VAR was introduced to remove the obvious refereeing mistake from the game.
But it is creating its own controversy with so many debatable decisions, based around microscopic calls, and stop frame, super slow motion.
So his argument – and that of most players, it seems – is simple. VAR is actually creating more mistakes with such an approach, both in terms of interpretation, and consistency.
And it does that by completely destroying the pace, the passion and the outpouring of emotion that makes the game so great.
So scrap it, he suggests: “A lot of players and a lot of football fans are feeling (they) are not enjoying football as much as they once did because it is constantly in review, constantly on a screen and you are still not getting the consistency that we are looking for.
“When referees make mistakes it was just what they seen in that moment. We go out on football parks and make mistakes all the time, so they were no different.
“It was easier to accept, but now that you have technology and so many cameras, and angles and a second referee who is watching the game from a telly it makes it that bit more difficult.
“Sometimes it takes so long, and I think it is affecting the game.”
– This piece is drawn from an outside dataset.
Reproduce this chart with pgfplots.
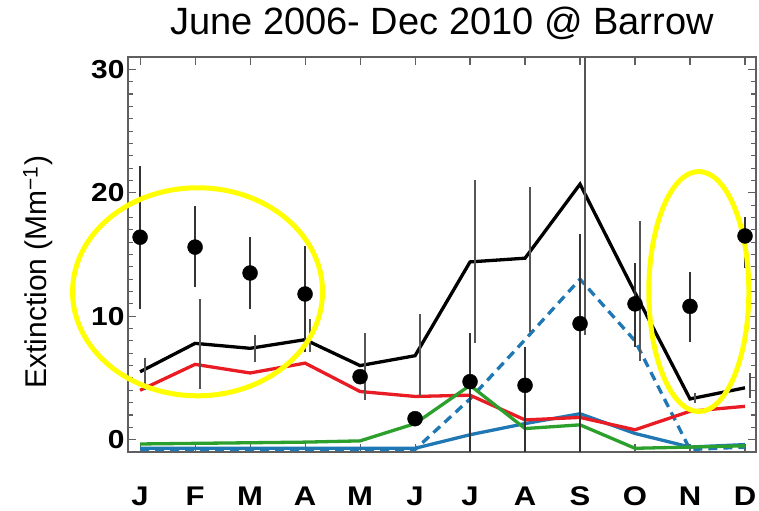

Robertson pointed to the fact that even Kevin de Bruyne, and his own skipper Jordan Henderson have said in recent weeks that they are not sure of the rules any more, because the interpretation changes almost from game to game.
And that was never more evident last weekend, when he was penalised for a penalty, but both Marcus Rashford and Adama Traore didn’t get penalties when they were kicked in almost exactly the same way just a day later.
“I think consistency is the thing. We believed we would be getting that with VAR and we are not getting it right now..and the game is crying out for it.
“With VAR we believed there would be no grey areas, it would all be black and white, but we are not getting that.
“On Saturday, I have no problem if my tackle is a penalty, if the rules and the referee deem that as a penalty then I have no problem with it.
“But I was also watching the games yesterday and I saw two very similar instances on Marcus Rashford and Adama Traore that went unpunished and looked very, very similar to what I did to Danny Welbeck.
“Both of them were not a penalty and mine was. For me, all three have to be a penalty or all three were not penalties.
“That is so frustrating for teams to see that inconsistency.”
Liverpool could have Naby Keita back for the visit of Ajax, where a win would guarantee qualification for the knock out stage of the Champions League.”